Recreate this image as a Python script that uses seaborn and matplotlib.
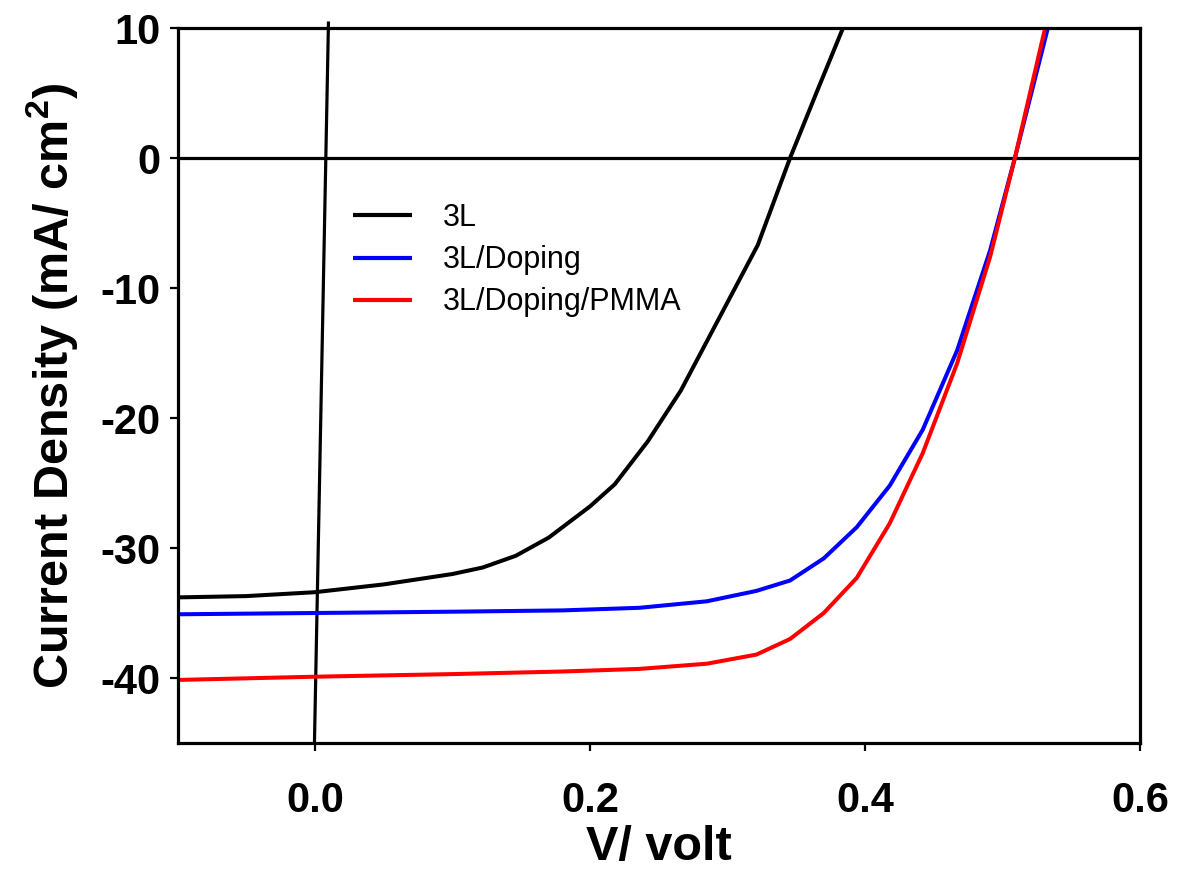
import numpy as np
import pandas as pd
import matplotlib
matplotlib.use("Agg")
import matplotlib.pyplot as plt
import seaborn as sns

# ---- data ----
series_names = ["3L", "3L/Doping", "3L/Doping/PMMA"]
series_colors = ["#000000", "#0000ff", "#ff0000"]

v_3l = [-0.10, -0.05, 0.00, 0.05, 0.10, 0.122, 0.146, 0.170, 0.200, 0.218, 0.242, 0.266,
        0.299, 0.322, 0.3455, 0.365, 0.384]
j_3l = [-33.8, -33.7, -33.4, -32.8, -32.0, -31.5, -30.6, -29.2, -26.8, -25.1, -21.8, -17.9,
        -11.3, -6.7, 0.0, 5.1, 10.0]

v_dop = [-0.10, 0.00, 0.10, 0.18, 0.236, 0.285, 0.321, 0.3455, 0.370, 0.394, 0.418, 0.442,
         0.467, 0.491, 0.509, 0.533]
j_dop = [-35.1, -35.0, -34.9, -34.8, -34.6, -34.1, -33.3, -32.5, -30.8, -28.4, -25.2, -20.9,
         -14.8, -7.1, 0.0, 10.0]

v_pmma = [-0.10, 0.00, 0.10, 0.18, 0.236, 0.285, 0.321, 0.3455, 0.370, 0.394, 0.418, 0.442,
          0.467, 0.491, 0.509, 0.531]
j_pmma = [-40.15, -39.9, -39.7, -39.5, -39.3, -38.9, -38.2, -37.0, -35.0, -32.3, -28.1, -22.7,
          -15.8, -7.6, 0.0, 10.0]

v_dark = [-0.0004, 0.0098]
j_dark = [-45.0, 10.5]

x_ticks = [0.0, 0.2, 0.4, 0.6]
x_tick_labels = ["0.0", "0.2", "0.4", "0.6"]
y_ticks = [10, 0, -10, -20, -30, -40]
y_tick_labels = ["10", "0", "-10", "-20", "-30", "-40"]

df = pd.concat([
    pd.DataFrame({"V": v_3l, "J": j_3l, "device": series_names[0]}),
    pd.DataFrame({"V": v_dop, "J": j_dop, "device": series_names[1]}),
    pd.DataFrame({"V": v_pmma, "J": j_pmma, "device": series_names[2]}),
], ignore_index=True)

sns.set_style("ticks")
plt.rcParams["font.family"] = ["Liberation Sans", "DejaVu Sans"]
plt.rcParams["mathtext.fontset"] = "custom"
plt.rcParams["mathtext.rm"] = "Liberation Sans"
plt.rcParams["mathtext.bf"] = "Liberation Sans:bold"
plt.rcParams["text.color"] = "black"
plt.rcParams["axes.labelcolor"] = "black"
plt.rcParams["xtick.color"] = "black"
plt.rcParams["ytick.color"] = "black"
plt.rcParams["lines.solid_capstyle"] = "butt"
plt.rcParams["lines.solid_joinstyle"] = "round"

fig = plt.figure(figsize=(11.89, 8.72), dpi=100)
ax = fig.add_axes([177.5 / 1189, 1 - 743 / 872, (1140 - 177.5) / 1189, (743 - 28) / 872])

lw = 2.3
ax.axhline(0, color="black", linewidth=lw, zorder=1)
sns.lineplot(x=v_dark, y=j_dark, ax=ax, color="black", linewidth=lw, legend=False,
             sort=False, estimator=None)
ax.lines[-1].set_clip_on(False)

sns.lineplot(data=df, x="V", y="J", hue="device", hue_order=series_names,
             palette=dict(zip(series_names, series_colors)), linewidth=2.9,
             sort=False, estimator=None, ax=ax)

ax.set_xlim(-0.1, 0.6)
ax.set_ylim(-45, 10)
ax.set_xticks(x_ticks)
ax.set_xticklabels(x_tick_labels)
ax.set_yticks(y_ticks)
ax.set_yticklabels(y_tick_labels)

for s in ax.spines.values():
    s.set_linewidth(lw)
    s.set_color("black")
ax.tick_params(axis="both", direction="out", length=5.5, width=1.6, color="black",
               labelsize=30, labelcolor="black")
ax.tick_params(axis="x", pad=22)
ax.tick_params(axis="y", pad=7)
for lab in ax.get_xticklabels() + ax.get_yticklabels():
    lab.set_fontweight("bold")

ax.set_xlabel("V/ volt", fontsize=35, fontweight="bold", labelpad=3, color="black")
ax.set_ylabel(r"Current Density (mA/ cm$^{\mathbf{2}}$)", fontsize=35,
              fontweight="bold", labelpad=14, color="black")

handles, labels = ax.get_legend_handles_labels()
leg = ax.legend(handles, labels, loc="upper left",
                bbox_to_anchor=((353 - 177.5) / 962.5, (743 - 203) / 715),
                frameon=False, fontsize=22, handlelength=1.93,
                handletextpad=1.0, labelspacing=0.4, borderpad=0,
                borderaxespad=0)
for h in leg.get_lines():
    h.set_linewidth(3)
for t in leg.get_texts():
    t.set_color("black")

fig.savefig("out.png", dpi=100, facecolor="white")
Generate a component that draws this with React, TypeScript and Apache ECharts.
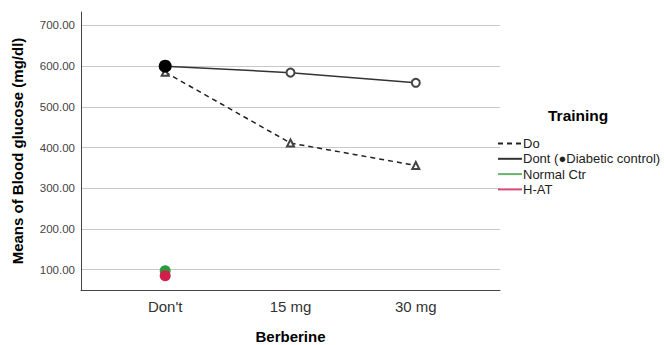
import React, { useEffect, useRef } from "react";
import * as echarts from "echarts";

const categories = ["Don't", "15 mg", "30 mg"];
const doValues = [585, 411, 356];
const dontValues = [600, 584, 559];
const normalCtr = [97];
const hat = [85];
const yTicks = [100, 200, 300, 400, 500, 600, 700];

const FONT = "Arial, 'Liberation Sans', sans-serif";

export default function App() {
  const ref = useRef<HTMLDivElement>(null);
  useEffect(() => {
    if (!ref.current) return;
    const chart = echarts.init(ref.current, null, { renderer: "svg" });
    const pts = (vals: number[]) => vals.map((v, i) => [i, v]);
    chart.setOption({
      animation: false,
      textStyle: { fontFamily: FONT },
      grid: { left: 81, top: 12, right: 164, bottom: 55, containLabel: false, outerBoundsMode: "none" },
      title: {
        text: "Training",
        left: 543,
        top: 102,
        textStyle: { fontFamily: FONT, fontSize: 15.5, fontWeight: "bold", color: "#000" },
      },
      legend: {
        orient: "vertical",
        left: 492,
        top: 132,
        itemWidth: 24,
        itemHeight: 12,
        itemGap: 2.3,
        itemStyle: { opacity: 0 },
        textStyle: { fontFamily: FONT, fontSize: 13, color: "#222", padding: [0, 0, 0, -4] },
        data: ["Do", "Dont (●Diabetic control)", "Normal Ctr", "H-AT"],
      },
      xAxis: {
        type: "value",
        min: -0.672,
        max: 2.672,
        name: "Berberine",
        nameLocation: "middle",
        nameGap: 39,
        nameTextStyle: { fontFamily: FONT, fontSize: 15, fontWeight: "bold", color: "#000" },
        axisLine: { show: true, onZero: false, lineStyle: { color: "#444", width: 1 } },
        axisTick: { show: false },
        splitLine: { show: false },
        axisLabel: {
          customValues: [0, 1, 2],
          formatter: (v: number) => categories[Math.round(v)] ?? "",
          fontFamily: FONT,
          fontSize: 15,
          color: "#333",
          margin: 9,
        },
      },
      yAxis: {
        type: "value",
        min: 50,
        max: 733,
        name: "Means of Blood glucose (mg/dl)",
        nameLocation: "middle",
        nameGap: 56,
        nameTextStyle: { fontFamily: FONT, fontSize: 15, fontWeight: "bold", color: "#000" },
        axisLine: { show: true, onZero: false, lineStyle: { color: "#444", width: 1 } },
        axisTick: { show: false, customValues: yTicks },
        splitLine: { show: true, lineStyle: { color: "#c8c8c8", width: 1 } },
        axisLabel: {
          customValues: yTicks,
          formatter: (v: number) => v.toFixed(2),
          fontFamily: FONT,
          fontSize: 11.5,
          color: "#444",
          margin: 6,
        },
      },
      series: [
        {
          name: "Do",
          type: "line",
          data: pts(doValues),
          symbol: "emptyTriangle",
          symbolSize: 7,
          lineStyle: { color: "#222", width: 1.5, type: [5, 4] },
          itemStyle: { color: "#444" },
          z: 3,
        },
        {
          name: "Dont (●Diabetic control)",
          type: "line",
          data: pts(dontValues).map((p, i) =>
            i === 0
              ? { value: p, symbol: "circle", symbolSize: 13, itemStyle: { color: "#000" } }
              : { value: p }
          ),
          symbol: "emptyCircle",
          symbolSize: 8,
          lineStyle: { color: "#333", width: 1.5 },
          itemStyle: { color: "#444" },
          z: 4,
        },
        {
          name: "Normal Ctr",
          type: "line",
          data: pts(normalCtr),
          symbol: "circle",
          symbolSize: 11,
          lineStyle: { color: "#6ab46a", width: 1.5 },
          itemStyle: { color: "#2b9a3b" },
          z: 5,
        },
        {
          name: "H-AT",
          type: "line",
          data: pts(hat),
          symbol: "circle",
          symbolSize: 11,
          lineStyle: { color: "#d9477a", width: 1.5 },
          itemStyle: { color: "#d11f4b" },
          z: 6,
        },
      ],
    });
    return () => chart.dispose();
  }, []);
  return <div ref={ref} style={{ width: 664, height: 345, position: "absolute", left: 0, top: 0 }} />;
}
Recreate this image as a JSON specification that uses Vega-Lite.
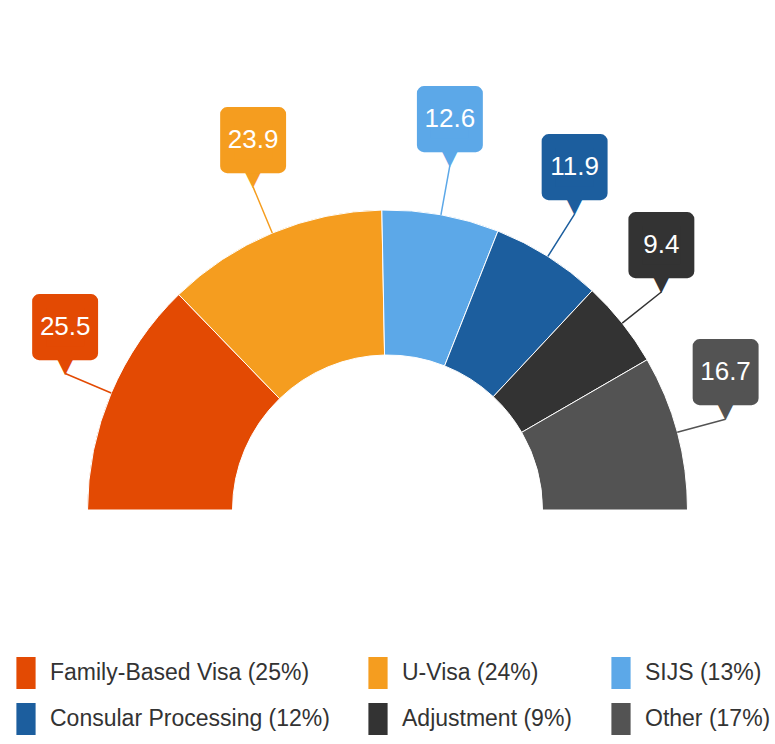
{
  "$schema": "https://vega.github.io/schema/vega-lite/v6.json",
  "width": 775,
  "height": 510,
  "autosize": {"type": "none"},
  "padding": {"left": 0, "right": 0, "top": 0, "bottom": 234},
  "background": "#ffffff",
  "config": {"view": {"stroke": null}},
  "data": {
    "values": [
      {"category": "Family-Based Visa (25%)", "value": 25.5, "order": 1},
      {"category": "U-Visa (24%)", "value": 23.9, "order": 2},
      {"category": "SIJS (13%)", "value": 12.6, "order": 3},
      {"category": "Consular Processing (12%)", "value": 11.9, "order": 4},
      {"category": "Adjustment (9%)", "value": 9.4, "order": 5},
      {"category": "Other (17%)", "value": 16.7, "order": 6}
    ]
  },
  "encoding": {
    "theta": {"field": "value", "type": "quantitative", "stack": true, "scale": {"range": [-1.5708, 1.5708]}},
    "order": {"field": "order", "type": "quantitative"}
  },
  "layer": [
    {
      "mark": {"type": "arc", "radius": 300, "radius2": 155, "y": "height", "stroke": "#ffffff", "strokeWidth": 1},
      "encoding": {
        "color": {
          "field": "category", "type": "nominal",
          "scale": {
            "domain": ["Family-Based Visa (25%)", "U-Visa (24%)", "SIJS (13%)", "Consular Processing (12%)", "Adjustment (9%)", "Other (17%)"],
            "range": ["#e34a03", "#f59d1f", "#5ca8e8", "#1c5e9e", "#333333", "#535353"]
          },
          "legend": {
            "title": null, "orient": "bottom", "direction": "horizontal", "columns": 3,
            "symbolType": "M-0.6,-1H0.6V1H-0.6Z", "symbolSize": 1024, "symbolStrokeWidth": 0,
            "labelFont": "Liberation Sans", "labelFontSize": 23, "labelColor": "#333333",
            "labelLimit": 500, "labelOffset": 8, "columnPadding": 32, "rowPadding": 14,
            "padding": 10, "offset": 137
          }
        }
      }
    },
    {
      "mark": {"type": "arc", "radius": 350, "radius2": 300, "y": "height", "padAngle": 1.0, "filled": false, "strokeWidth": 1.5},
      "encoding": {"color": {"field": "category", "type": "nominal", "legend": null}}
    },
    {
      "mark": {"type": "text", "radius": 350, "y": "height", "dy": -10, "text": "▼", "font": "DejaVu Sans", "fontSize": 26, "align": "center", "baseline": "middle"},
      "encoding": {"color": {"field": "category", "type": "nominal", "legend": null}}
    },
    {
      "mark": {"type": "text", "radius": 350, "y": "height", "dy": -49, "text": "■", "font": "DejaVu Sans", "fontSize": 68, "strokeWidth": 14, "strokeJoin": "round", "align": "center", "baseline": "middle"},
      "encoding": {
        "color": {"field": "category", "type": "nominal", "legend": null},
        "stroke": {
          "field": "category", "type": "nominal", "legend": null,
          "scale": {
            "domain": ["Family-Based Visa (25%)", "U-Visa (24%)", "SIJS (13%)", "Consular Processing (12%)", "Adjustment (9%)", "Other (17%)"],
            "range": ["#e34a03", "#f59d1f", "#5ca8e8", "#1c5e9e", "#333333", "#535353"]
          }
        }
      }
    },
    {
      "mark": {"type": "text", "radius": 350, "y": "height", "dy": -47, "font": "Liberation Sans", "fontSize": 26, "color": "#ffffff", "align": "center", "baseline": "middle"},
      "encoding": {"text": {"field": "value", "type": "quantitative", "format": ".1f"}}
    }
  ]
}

Goal:
Take the lines above starting at the one containing "Generate a component" and ending at the one containing "const yTicks = [100, 200, 300, 400, 500, 600, 700];", and print them again exactly, without pictures.

Solution below:
Generate a component that draws this with React, TypeScript and Apache ECharts.
import React, { useEffect, useRef } from "react";
import * as echarts from "echarts";

const categories = ["Don't", "15 mg", "30 mg"];
const doValues = [585, 411, 356];
const dontValues = [600, 584, 559];
const normalCtr = [97];
const hat = [85];
const yTicks = [100, 200, 300, 400, 500, 600, 700];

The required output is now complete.